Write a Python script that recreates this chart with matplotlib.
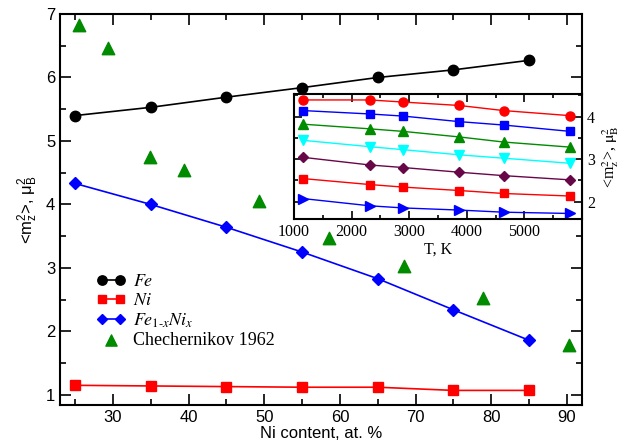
import numpy as np
import matplotlib
matplotlib.use('Agg')
import matplotlib.pyplot as plt
from matplotlib.font_manager import FontProperties
from matplotlib.ticker import MultipleLocator

plt.rcParams['font.family'] = ['Liberation Sans', 'DejaVu Sans']
plt.rcParams['mathtext.fontset'] = 'custom'
plt.rcParams['mathtext.rm'] = 'Liberation Sans'
plt.rcParams['mathtext.it'] = 'Liberation Sans:italic'
plt.rcParams['axes.unicode_minus'] = False

# main panel data
ni = [25, 35, 45, 55, 65, 75, 85]
fe_m2 = [5.40, 5.53, 5.69, 5.84, 6.00, 6.12, 6.27]
ni_m2 = [1.15, 1.14, 1.13, 1.12, 1.12, 1.07, 1.07]
feni_m2 = [4.33, 4.00, 3.64, 3.25, 2.83, 2.34, 1.86]

exp_x = [25.5, 29.3, 34.9, 39.4, 49.3, 58.5, 68.5, 78.9, 90.3]
exp_y = [6.83, 6.46, 4.75, 4.54, 4.05, 3.47, 3.03, 2.53, 1.79]

# inset data (temperature dependence)
temp = [1160, 2320, 2900, 3870, 4640, 5800]
inset_series = [
    [4.39, 4.39, 4.34, 4.26, 4.14, 4.02],
    [4.14, 4.06, 4.01, 3.88, 3.80, 3.65],
    [3.82, 3.71, 3.65, 3.52, 3.40, 3.28],
    [3.44, 3.29, 3.22, 3.10, 3.02, 2.90],
    [3.04, 2.86, 2.80, 2.69, 2.61, 2.51],
    [2.54, 2.40, 2.34, 2.26, 2.19, 2.13],
    [2.07, 1.90, 1.85, 1.80, 1.75, 1.72],
]
inset_colors = ['#ff0000', '#0000ff', '#008b00', '#00ffff', '#670748', '#ff0000', '#0000ff']
inset_markers = ['o', 's', '^', 'v', 'D', 's', '>']
inset_ms = [6.5, 6, 6.5, 6.5, 5, 6, 6.5]

fig = plt.figure(figsize=(6.35, 4.45), dpi=100)
ax = fig.add_axes([0.0945, 0.0899, 0.822, 0.8786])

ax.plot(ni, fe_m2, '-o', color='black', lw=1.2, ms=7.5, label=r'$Fe$')
ax.plot(ni, ni_m2, '-s', color='#ff0000', lw=1.2, ms=6.5, label=r'$Ni$')
ax.plot(ni, feni_m2, '-D', color='#0000ff', lw=1.2, ms=6, label=r'$Fe_{1\text{-}x}Ni_{x}$')
ax.scatter(exp_x, exp_y, marker='^', s=80, color='#008b00', zorder=3, label='Chechernikov 1962')

ax.set_xlim(23, 92)
ax.set_ylim(0.84, 7.0)
ax.xaxis.set_major_locator(MultipleLocator(10))
ax.xaxis.set_minor_locator(MultipleLocator(5))
ax.yaxis.set_major_locator(MultipleLocator(1))
ax.yaxis.set_minor_locator(MultipleLocator(0.5))
ax.tick_params(which='both', direction='in', top=True, right=True, width=1.2, labelsize=12)
ax.tick_params(which='major', length=8)
ax.tick_params(which='minor', length=4)
for sp in ax.spines.values():
    sp.set_linewidth(1.5)
ax.set_xlabel('Ni content, at. %', fontsize=12, labelpad=1)
ax.set_ylabel(r'<m$_\mathrm{z}^{2}$>, $\mathrm{\mu}_\mathrm{B}^{2}$', fontsize=12, labelpad=4)

leg_font = FontProperties(family='Liberation Serif', size=13, math_fontfamily='stix')
ax.legend(loc='upper left', bbox_to_anchor=(0.045, 0.37), frameon=False, prop=leg_font,
          numpoints=2, scatterpoints=1, handlelength=1.6, handletextpad=0.45,
          labelspacing=0.12, borderpad=0.2, markerscale=0.9)

# inset
ins = fig.add_axes([294 / 635, 1 - 219 / 445, 288 / 635, 125 / 445])
for vals, c, m, s in zip(inset_series, inset_colors, inset_markers, inset_ms):
    ins.plot(temp, vals, '-', marker=m, color=c, lw=1.0, ms=s)
ins.set_xlim(1000, 6000)
ins.set_ylim(1.59, 4.53)
ins.xaxis.set_major_locator(MultipleLocator(1000))
ins.xaxis.set_minor_locator(MultipleLocator(500))
ins.yaxis.set_major_locator(MultipleLocator(1))
ins.yaxis.set_minor_locator(MultipleLocator(0.5))
ins.xaxis.set_ticks([1000, 2000, 3000, 4000, 5000])
ins.tick_params(which='both', direction='in', top=True, right=True, left=True,
                labelleft=False, labelright=True, width=1.2, labelsize=11.5)
ins.tick_params(which='major', length=6)
ins.tick_params(which='minor', length=3)
for lab in ins.get_xticklabels() + ins.get_yticklabels():
    lab.set_fontfamily('Liberation Serif')
for sp in ins.spines.values():
    sp.set_linewidth(1.5)
ins.set_xlabel('T, K', fontfamily='Liberation Serif', fontsize=11.5, labelpad=1)
ins.yaxis.set_label_position('right')
ins.set_ylabel(r'<m$_\mathrm{z}^{2}$>, $\mathrm{\mu}_\mathrm{B}^{2}$', fontfamily='Liberation Serif',
               fontsize=11.5, math_fontfamily='stix', labelpad=4)

fig.savefig('out.png', dpi=100)
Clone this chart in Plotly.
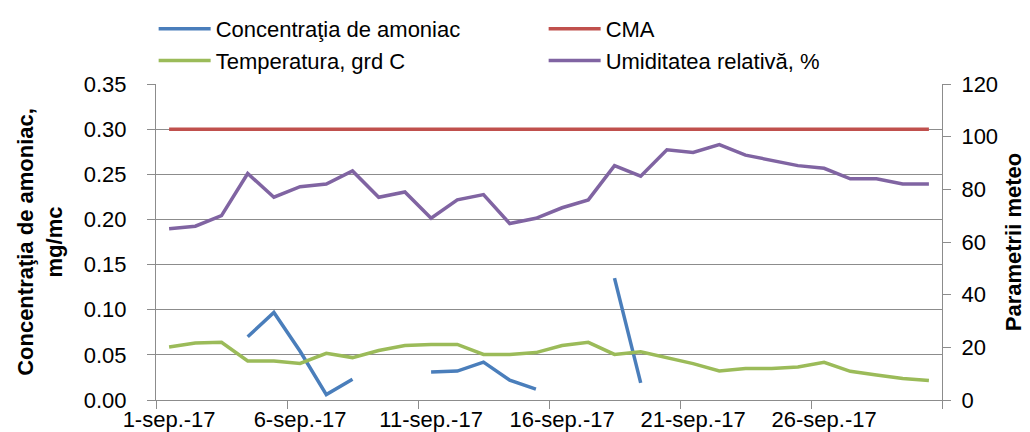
+++++
• WRITTEN REQUEST: Transcribe the opening line of the listing above, please, and every line after it through the line with "ax = fig.add_axes([0.0945, 0.0899, 0.822, 0.8786])", word for word, without pictures.

• THE REPLY:
Write a Python script that recreates this chart with matplotlib.
import numpy as np
import matplotlib
matplotlib.use('Agg')
import matplotlib.pyplot as plt
from matplotlib.font_manager import FontProperties
from matplotlib.ticker import MultipleLocator

plt.rcParams['font.family'] = ['Liberation Sans', 'DejaVu Sans']
plt.rcParams['mathtext.fontset'] = 'custom'
plt.rcParams['mathtext.rm'] = 'Liberation Sans'
plt.rcParams['mathtext.it'] = 'Liberation Sans:italic'
plt.rcParams['axes.unicode_minus'] = False

# main panel data
ni = [25, 35, 45, 55, 65, 75, 85]
fe_m2 = [5.40, 5.53, 5.69, 5.84, 6.00, 6.12, 6.27]
ni_m2 = [1.15, 1.14, 1.13, 1.12, 1.12, 1.07, 1.07]
feni_m2 = [4.33, 4.00, 3.64, 3.25, 2.83, 2.34, 1.86]

exp_x = [25.5, 29.3, 34.9, 39.4, 49.3, 58.5, 68.5, 78.9, 90.3]
exp_y = [6.83, 6.46, 4.75, 4.54, 4.05, 3.47, 3.03, 2.53, 1.79]

# inset data (temperature dependence)
temp = [1160, 2320, 2900, 3870, 4640, 5800]
inset_series = [
    [4.39, 4.39, 4.34, 4.26, 4.14, 4.02],
    [4.14, 4.06, 4.01, 3.88, 3.80, 3.65],
    [3.82, 3.71, 3.65, 3.52, 3.40, 3.28],
    [3.44, 3.29, 3.22, 3.10, 3.02, 2.90],
    [3.04, 2.86, 2.80, 2.69, 2.61, 2.51],
    [2.54, 2.40, 2.34, 2.26, 2.19, 2.13],
    [2.07, 1.90, 1.85, 1.80, 1.75, 1.72],
]
inset_colors = ['#ff0000', '#0000ff', '#008b00', '#00ffff', '#670748', '#ff0000', '#0000ff']
inset_markers = ['o', 's', '^', 'v', 'D', 's', '>']
inset_ms = [6.5, 6, 6.5, 6.5, 5, 6, 6.5]

fig = plt.figure(figsize=(6.35, 4.45), dpi=100)
ax = fig.add_axes([0.0945, 0.0899, 0.822, 0.8786])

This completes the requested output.